- Work to do -
Return every line below as is, leaving out the pictures.
+++
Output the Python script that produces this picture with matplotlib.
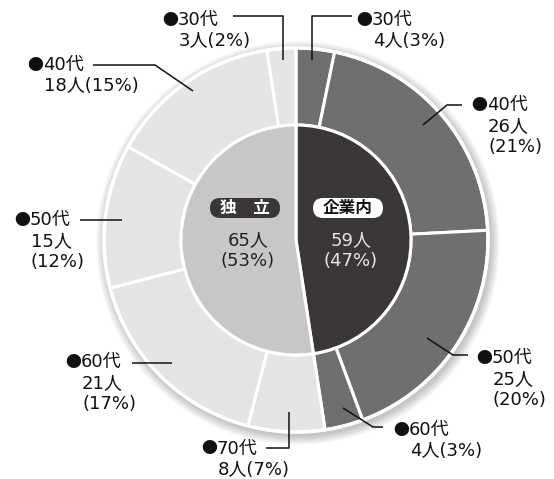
import matplotlib
matplotlib.use("Agg")
import matplotlib.pyplot as plt
from matplotlib.patches import Circle, FancyBboxPatch

# DejaVu first so digits and brackets come out wide, CJK falls through to Noto
plt.rcParams['font.family'] = ['DejaVu Sans', 'Noto Sans CJK JP']

# data
inner_labels = ['企業内', '独　立']
inner_values = [59, 65]
inner_pcts = [47, 53]

outer_ages = ['30代', '40代', '50代', '60代', '70代', '60代', '50代', '40代', '30代']
outer_values = [4, 26, 25, 4, 8, 21, 15, 18, 3]
outer_pcts = [3, 21, 20, 3, 7, 17, 12, 15, 2]
outer_group = [0, 0, 0, 0, 1, 1, 1, 1, 1]

W, H = 554, 479
CX, CY = 296, H - 240
R_OUT, R_IN = 192, 115

inner_colors = ['#3b3736', '#c7c7c7']
outer_colors = ['#6f6f6f', '#e4e4e4']

fig = plt.figure(figsize=(W / 100, H / 100), dpi=100)
ax = fig.add_axes([0, 0, 1, 1])
ax.set_aspect('equal')
ax.axis('off')

# soft shadow round the ring
for i in range(10):
    ax.add_patch(Circle((CX + 2, CY - 3), R_OUT + 10 - i, color='#000000',
                        alpha=0.025, lw=0, zorder=0))

ax.pie(outer_values, radius=R_OUT, center=(CX, CY), startangle=90, counterclock=False,
       colors=[outer_colors[g] for g in outer_group],
       wedgeprops=dict(width=R_OUT - R_IN, edgecolor='white', linewidth=2.2))
ax.pie(inner_values, radius=R_IN, center=(CX, CY), startangle=90, counterclock=False,
       colors=inner_colors, wedgeprops=dict(edgecolor='white', linewidth=2.2))
ax.add_patch(Circle((CX, CY), R_OUT, fill=False, ec='white', lw=2.5, zorder=5))
ax.set_xlim(0, W)
ax.set_ylim(0, H)

# outer labels: left of the bullet, y of first line (from top), leader line (from top)
layout = [
    ((357, 20), [(352, 16), (312, 16), (312, 60)]),
    ((472, 105), [(462, 105), (447, 105), (423, 125)]),
    ((477, 358), [(468, 355), (453, 355), (427, 338)]),
    ((394, 430), [(383, 427), (373, 427), (343, 408)]),
    ((202, 449), [(266, 448), (289, 448), (289, 412)]),
    ((66, 362), [(132, 363), (172, 363)]),
    ((15, 220), [(80, 220), (122, 220)]),
    ((28, 65), [(93, 65), (155, 65), (193, 91)]),
    ((163, 20), [(233, 16), (283, 16), (283, 60)]),
]
two_line = [0, 3, 4, 7, 8]

fs = 13
ink = '#111111'
for i, ((tx, ty), pts) in enumerate(layout):
    ax.plot([p[0] for p in pts], [H - p[1] for p in pts], color=ink, lw=1.1,
            zorder=6, solid_capstyle='butt')
    ax.text(tx - 1, H - ty, '●', ha='left', va='center', fontsize=11.5, color=ink,
            family='Noto Sans CJK JP', zorder=7)
    ax.text(tx + 15, H - ty, outer_ages[i], ha='left', va='center', fontsize=fs,
            color=ink, zorder=7)
    if i in two_line:
        rest = [f'{outer_values[i]}人({outer_pcts[i]}%)']
    else:
        rest = [f'{outer_values[i]}人', f'({outer_pcts[i]}%)']
    for k, s in enumerate(rest):
        ax.text(tx + 16, H - ty - 21 * (k + 1), s, ha='left', va='center', fontsize=fs,
                color=ink, zorder=7)

# inner labels with rounded tags
inner_pos = [348, 245]
for j in range(2):
    x = inner_pos[j]
    if j == 0:
        fc, tcol, ncol = 'white', ink, '#e6e6e6'
    else:
        fc, tcol, ncol = '#3b3736', 'white', '#222222'
    ax.add_patch(FancyBboxPatch((x - 35, H - 218), 70, 20,
                                boxstyle='round,pad=0,rounding_size=10',
                                fc=fc, ec='none', zorder=8))
    ax.text(x, H - 208, inner_labels[j], ha='center', va='center', fontsize=12,
            color=tcol, zorder=9, family='Noto Sans CJK JP', fontweight='bold')
    ax.text(x + 3, H - 240, f'{inner_values[j]}人', ha='center', va='center', fontsize=fs,
            color=ncol, zorder=8)
    ax.text(x + 3, H - 261, f'({inner_pcts[j]}%)', ha='center', va='center', fontsize=fs,
            color=ncol, zorder=8)

fig.savefig('out.png', dpi=100)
+++
- Response to the exercise -
Output the Python script that produces this picture with matplotlib.
import matplotlib
matplotlib.use("Agg")
import matplotlib.pyplot as plt
from matplotlib.patches import Circle, FancyBboxPatch

# DejaVu first so digits and brackets come out wide, CJK falls through to Noto
plt.rcParams['font.family'] = ['DejaVu Sans', 'Noto Sans CJK JP']

# data
inner_labels = ['企業内', '独　立']
inner_values = [59, 65]
inner_pcts = [47, 53]

outer_ages = ['30代', '40代', '50代', '60代', '70代', '60代', '50代', '40代', '30代']
outer_values = [4, 26, 25, 4, 8, 21, 15, 18, 3]
outer_pcts = [3, 21, 20, 3, 7, 17, 12, 15, 2]
outer_group = [0, 0, 0, 0, 1, 1, 1, 1, 1]

W, H = 554, 479
CX, CY = 296, H - 240
R_OUT, R_IN = 192, 115

inner_colors = ['#3b3736', '#c7c7c7']
outer_colors = ['#6f6f6f', '#e4e4e4']

fig = plt.figure(figsize=(W / 100, H / 100), dpi=100)
ax = fig.add_axes([0, 0, 1, 1])
ax.set_aspect('equal')
ax.axis('off')

# soft shadow round the ring
for i in range(10):
    ax.add_patch(Circle((CX + 2, CY - 3), R_OUT + 10 - i, color='#000000',
                        alpha=0.025, lw=0, zorder=0))

ax.pie(outer_values, radius=R_OUT, center=(CX, CY), startangle=90, counterclock=False,
       colors=[outer_colors[g] for g in outer_group],
       wedgeprops=dict(width=R_OUT - R_IN, edgecolor='white', linewidth=2.2))
ax.pie(inner_values, radius=R_IN, center=(CX, CY), startangle=90, counterclock=False,
       colors=inner_colors, wedgeprops=dict(edgecolor='white', linewidth=2.2))
ax.add_patch(Circle((CX, CY), R_OUT, fill=False, ec='white', lw=2.5, zorder=5))
ax.set_xlim(0, W)
ax.set_ylim(0, H)

# outer labels: left of the bullet, y of first line (from top), leader line (from top)
layout = [
    ((357, 20), [(352, 16), (312, 16), (312, 60)]),
    ((472, 105), [(462, 105), (447, 105), (423, 125)]),
    ((477, 358), [(468, 355), (453, 355), (427, 338)]),
    ((394, 430), [(383, 427), (373, 427), (343, 408)]),
    ((202, 449), [(266, 448), (289, 448), (289, 412)]),
    ((66, 362), [(132, 363), (172, 363)]),
    ((15, 220), [(80, 220), (122, 220)]),
    ((28, 65), [(93, 65), (155, 65), (193, 91)]),
    ((163, 20), [(233, 16), (283, 16), (283, 60)]),
]
two_line = [0, 3, 4, 7, 8]

fs = 13
ink = '#111111'
for i, ((tx, ty), pts) in enumerate(layout):
    ax.plot([p[0] for p in pts], [H - p[1] for p in pts], color=ink, lw=1.1,
            zorder=6, solid_capstyle='butt')
    ax.text(tx - 1, H - ty, '●', ha='left', va='center', fontsize=11.5, color=ink,
            family='Noto Sans CJK JP', zorder=7)
    ax.text(tx + 15, H - ty, outer_ages[i], ha='left', va='center', fontsize=fs,
            color=ink, zorder=7)
    if i in two_line:
        rest = [f'{outer_values[i]}人({outer_pcts[i]}%)']
    else:
        rest = [f'{outer_values[i]}人', f'({outer_pcts[i]}%)']
    for k, s in enumerate(rest):
        ax.text(tx + 16, H - ty - 21 * (k + 1), s, ha='left', va='center', fontsize=fs,
                color=ink, zorder=7)

# inner labels with rounded tags
inner_pos = [348, 245]
for j in range(2):
    x = inner_pos[j]
    if j == 0:
        fc, tcol, ncol = 'white', ink, '#e6e6e6'
    else:
        fc, tcol, ncol = '#3b3736', 'white', '#222222'
    ax.add_patch(FancyBboxPatch((x - 35, H - 218), 70, 20,
                                boxstyle='round,pad=0,rounding_size=10',
                                fc=fc, ec='none', zorder=8))
    ax.text(x, H - 208, inner_labels[j], ha='center', va='center', fontsize=12,
            color=tcol, zorder=9, family='Noto Sans CJK JP', fontweight='bold')
    ax.text(x + 3, H - 240, f'{inner_values[j]}人', ha='center', va='center', fontsize=fs,
            color=ncol, zorder=8)
    ax.text(x + 3, H - 261, f'({inner_pcts[j]}%)', ha='center', va='center', fontsize=fs,
            color=ncol, zorder=8)

fig.savefig('out.png', dpi=100)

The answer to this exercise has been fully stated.